Respondent has done nothing in Belgium except the taking of a survey, and while, assuming the Belgian law to be the same as our law, in the absence of proof to the contrary, it might have had the right to institute its limitation proceeding in Belgium before any suit was brought by libelant (Ex parte Slayton, 105 U. S. 451, 26 L. Ed. 1066), it has not done so, and it is too late to do so, now that this court has acquired jurisdiction.
Respondent can in this suit, either by way of defense or as a separate proceeding, assert its right. The City of Norwich, 118 U. S. 468, 6 S. Ct. 1150, 30 L. Ed. 134. See practice originally laid down. Norwich Co. v. Wright Co., 13 Wall. (80 U. S.) 104, 20 L. Ed. 585.
This court, however, having rightfully taken jurisdiction, will administer this right of respondent to limit according to the law of this forum. Norwich Co. v. Wright, supra. "If they [the colliding vessels] belong to different nations, having different laws, since it would be unjust to apply the laws of either to the exclusion of the others, the law of the forum that is, the maritime law as received and practiced therein would probably furnish the rule of decision." The Scotland, 105 U. S. 24, 26 L. Ed. 1001.

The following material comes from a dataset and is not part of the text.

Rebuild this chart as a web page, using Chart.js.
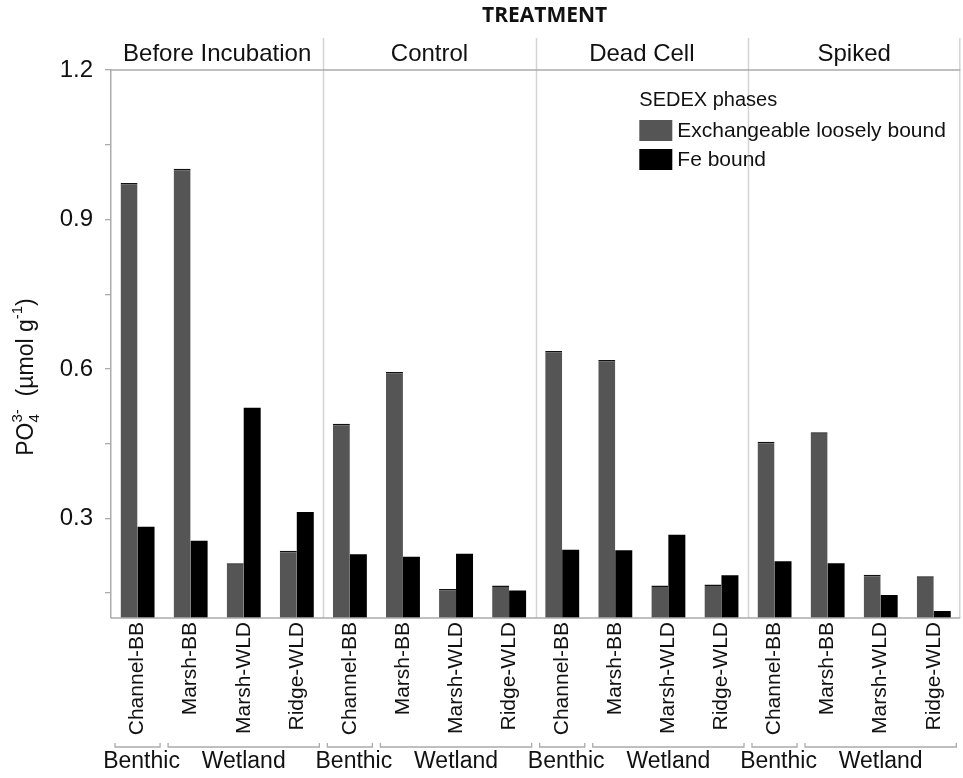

The mere fact that there is but one claim is immaterial. White v. Island Transp. Co., 233 U. S. 346, 34 S. Ct. 589, 58 L. Ed. 993.
It may be very well claimed, if properly alleged and proved, that the foreign law applicable to the merits of the collision, on the theory of the lex loci, may be administered on the trial, in this forum; yet, as to this peculiar and statutory right of limitation of liability, the laws of the nations of neither of the owner parties having been invoked by them, it is and should be the law of this forum "that will furnish the decision."
It plainly appears, therefore, that the rights of libelant will be seriously prejudiced by allowing the respondent to avoid this forum for such a purpose. The right to limit in Belgium is unfortunately so inadequate as to be unjust and unfair.
Nor does the place of the collision offer an obstacle to thus retaining jurisdiction, whether such collision took place in the open sea (The Belgenland, 114 U. S. 355, 5 S. Ct. 860, 29 L. Ed. 152) or in any territorial water (The Kaiser Wilhelm (D. C.) 175 F. 215; The Hallgrim, 1924, A. M. C. 1401, Eastern District, Judge Campbell). This case, therefore, is not the usual case, not infrequently appearing in this and other courts of this port. Neither of the parties is in Belgium. It will be equally as hard on the libelant as on the respondent in regard to witnesses. Both parties are familiar with business at, and known in, the port of New York. Both have ships coming here. The real issue presented by the motions is different from the ordinary question arising in such cases.
While the court is naturally cautious about taking jurisdiction of such cases, and it requires some sound reason for doing so, yet it seems to me, and I am satisfied that, it is the only fair and just thing to do in this case. I am unable to see how any hardship, not otherwise present in the forum respondent seeks, will be visited on either party, by approving the choice of this forum, first selected by libelant.
The motions are denied, and jurisdiction retained.